I know I made the right decision to be what some people call “childfree.” People sometimes think I hate children. Not in the least. I love children. I just don’t want any of my own. Much of this came from seeing what becoming parents did to many of my friends. They changed, in some cases dramatically. They were more tired, more frazzled, and they never seemed to have time for rest or enjoyment of the things they had previously liked to do. I am happy not to have gone down that road.
That’s not to say that becoming parents was in all ways a bad thing for them, but while they changed, for better or for worse, it is fair to say that I didn’t change. They were moving on with their lives and, from their perspective, I wasn’t. Their concerns were about child-oriented things, and they related to their peers who had the same focus. And they seemed to feel they had less and less in common with me because I wasn’t on that page and was still focused on things they had put behind them. In other words, in their eyes, I had yet to grow up.
Granted, that was me just as much as them. I sadly watched one cherished friendship become irreparably damaged because of my own foolishness. My friend, upon expecting his first child, did the second stupidest thing in the history of the world: he came to me and told me he valued my objective opinion as he entered this unknown territory called raising children, and so he welcomed my input. And then I did the stupidest thing in history: I believed him. The first time I offered my opinion was also pretty much the last time, and it was the beginning of the end.
But I believe I had grounds for frustration as well. I understood that his children were the most important thing in his life, but they weren’t the most important thing in mine. We used to get together to play cards or go to nice restaurants, and that ended with children. I didn’t always want to eat at places where the menus could be turned into pirate hats, nor have a nice evening interrupted every five minutes with shouting at the kids to get ready for bed. But when I dared suggest that it would be nice once in a while to do something without the kids, he reacted as though I had punched him in the face. That was really the end. And I didn’t understand it.
He told me I had no idea what it was like to have children. Fair enough, but when I told him he had no idea what my perspective was, he laughed and told me that he knew what it was like to not have children, having once been there himself. I pointed out that was not entirely correct; he simply knew what it was like to not have children…yet. But my choice to never have children while everyone around me did was something he could never understand. It became clear to me, however, that the distinction was lost on him and ultimately it was something he had no interest in understanding.

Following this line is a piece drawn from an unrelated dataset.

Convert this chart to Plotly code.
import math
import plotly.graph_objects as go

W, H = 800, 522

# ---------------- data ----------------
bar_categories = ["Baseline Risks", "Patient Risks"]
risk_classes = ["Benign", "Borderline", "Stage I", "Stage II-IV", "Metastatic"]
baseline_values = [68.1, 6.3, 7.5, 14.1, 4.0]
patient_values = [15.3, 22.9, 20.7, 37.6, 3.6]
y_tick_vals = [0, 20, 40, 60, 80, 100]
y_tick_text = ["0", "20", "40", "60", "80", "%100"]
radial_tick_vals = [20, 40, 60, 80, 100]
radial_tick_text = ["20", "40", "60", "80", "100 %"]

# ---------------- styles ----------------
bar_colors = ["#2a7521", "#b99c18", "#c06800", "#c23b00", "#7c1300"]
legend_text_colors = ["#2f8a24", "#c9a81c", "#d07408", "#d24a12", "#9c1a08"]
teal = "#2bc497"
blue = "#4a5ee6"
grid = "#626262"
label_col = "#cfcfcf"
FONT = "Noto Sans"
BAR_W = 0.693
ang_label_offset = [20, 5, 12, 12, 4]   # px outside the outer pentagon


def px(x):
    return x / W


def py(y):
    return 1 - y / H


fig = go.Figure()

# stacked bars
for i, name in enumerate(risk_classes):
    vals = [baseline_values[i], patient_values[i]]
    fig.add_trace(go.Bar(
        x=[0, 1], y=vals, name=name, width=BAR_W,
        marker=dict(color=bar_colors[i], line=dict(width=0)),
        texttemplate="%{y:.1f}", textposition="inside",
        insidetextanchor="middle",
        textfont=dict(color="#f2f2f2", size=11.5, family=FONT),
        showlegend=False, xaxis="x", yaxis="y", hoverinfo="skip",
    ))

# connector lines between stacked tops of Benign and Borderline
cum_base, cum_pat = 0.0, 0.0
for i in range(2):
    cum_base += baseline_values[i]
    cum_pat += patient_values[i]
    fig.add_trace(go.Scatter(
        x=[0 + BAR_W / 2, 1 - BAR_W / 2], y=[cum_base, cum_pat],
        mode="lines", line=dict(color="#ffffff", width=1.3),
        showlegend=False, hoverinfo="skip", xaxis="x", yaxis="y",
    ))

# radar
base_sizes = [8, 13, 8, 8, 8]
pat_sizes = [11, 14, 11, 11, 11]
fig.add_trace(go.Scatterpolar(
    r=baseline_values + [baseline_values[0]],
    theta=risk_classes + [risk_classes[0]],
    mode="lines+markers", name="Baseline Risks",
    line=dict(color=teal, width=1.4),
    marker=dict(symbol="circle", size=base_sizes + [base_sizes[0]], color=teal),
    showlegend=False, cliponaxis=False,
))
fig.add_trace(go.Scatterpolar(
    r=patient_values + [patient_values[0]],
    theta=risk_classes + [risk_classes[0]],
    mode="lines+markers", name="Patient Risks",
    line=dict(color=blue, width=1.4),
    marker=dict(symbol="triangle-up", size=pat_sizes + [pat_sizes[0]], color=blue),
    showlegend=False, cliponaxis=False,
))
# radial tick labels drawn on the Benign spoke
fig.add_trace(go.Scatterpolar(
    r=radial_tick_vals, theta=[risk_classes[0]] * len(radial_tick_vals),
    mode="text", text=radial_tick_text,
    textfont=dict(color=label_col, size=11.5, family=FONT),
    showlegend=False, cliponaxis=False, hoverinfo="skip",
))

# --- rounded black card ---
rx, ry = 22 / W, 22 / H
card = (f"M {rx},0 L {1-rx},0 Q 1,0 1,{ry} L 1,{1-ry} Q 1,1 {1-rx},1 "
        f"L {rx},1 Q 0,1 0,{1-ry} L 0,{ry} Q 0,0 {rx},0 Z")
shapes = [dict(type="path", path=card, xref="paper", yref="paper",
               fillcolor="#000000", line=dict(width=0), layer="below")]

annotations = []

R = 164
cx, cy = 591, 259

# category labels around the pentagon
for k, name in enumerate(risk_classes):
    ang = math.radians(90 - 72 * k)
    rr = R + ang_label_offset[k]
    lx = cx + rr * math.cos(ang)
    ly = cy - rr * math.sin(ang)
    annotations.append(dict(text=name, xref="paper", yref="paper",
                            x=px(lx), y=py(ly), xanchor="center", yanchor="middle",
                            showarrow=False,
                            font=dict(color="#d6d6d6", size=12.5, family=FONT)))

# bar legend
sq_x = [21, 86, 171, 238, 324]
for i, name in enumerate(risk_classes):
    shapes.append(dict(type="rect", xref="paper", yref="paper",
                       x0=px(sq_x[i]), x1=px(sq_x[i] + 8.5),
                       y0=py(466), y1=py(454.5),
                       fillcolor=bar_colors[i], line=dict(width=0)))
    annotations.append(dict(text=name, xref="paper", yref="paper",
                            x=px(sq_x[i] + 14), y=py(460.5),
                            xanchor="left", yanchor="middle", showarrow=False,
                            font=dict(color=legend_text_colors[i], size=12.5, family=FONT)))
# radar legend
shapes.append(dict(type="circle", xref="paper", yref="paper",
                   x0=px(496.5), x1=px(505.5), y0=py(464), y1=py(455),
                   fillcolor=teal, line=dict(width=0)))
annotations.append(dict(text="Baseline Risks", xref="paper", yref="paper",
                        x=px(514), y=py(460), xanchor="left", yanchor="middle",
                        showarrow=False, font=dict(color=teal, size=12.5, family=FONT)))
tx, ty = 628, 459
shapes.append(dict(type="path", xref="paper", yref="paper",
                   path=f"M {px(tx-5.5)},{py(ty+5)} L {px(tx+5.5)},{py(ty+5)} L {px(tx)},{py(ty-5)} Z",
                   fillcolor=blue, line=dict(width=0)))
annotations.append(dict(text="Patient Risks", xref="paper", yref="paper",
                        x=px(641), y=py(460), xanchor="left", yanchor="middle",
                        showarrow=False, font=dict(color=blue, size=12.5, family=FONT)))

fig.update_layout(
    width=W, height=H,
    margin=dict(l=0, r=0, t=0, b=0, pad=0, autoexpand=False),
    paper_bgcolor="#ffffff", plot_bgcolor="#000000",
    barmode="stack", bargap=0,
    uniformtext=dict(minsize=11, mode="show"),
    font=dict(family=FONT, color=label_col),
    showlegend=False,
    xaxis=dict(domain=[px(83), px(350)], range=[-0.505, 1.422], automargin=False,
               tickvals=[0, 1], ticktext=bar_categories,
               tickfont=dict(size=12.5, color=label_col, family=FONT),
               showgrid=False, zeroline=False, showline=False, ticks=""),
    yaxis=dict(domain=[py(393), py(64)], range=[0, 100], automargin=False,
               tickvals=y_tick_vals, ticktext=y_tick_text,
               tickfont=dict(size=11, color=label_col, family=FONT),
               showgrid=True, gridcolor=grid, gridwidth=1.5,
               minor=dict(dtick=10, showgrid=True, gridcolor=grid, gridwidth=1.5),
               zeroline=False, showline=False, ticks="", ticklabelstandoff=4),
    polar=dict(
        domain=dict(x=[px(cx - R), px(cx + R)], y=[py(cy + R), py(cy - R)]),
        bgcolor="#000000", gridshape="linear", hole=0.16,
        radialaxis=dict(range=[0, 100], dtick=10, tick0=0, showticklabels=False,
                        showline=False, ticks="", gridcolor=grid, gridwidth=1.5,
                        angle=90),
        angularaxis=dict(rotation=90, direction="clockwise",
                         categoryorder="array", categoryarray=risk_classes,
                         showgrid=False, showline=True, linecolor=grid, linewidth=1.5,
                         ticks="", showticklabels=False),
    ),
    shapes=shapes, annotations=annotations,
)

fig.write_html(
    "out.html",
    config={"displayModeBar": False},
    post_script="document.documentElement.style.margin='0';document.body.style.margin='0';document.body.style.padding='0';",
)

I believe that was an extreme case, and other relationships with friends with children have been less strained. But that may be because I learned from my mistakes. I came to accept that we were going different ways, and to not try to hold onto something that was gone. But as the years have passed, I have gained a new perspective. My friends’ children have gotten older and I have seen the rewards of being parents. I know I made the right decision, but that doesn’t mean I don’t look back and say, “what if?” I don’t trust anyone who’s absolutely certain about how they resolved a tough decision. You can make the right choice, but that doesn’t mean you don’t have moments of doubt. And regret.
In recent years children have become very important to me. Is this my decision catching up with me? Hard to say. But I suspect part of my passion for what I am writing comes from the attachment I feel for the young characters I have created. Nick has turned out to be more autobiographical than I intended. I really feel for Tanya and her struggles. And from the first minute I wrote Robin, she crawled into my heart and latched on and will never let go. They are, I suppose, my children. I know that seems strange, but that’s where I am. We all make our choices on our own terms, and live with them. They are neither right nor wrong, they are simply who we are.